Brian Joondeph writes for the American Thinker about one major media outlet’s recent contradictions.
Open the Denver Post and you might experience intellectual whiplash.
In one article, readers are warned that Colorado ski resorts face an uncertain future due to climate change, with “less reliable powder days” threatening the industry. Resorts must invest in snowmaking, diversify revenue streams, and brace for a warming planet.
Right beside it? A forecast of more than two feet of snow for Colorado’s mountain peaks.
Two feet.
Apparently, the climate crisis is now capable of producing both the imminent demise of snow and an old-fashioned Rocky Mountain blizzard. Sometimes on the same page.
This is not satire. It’s modern climate journalism.
Climate journalism is actually a thing. The Washington Post employed 24-30 such journalists and recently laid off 14 of them.
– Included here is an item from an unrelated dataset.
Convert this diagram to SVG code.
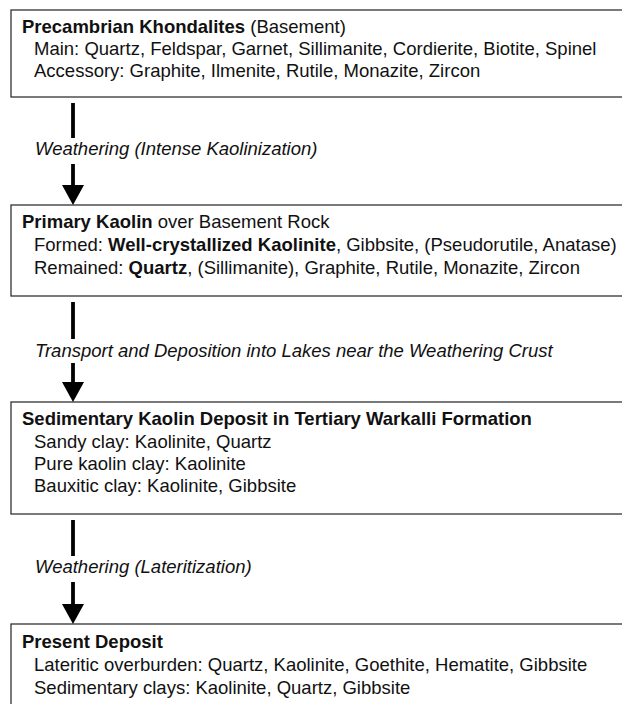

Maybe their new slogan should be “Climate Alarmism Dies in Darkness.”
We are told skiing is endangered by global warming, that snow seasons are shrinking, that resorts must adapt or perish. Yet every winter seems to bring headlines about record snowfalls somewhere in the West. Just two seasons ago, California experienced record Sierra snowpack, twice the average.
Colorado has enjoyed several strong seasons in recent years. Across the country, upstate New York measured snowfall in feet, not inches. Atmospheric rivers dump historic moisture into lake-effect snow machine guns.
And yet, the narrative remains: snow is disappearing.
The problem is not that weather varies. It always has. The problem is that whatever happens is now cited as evidence of climate catastrophe.
If it snows less than average — climate change.
If it snows more than average — climate change.
If temperatures rise — climate change.
If temperatures plunge — climate change.
If drought hits — climate change.
If floods come — climate change.
At this point, climate change has become less a scientific hypothesis and more a theological doctrine: omnipresent, unfalsifiable, and invoked to explain all things.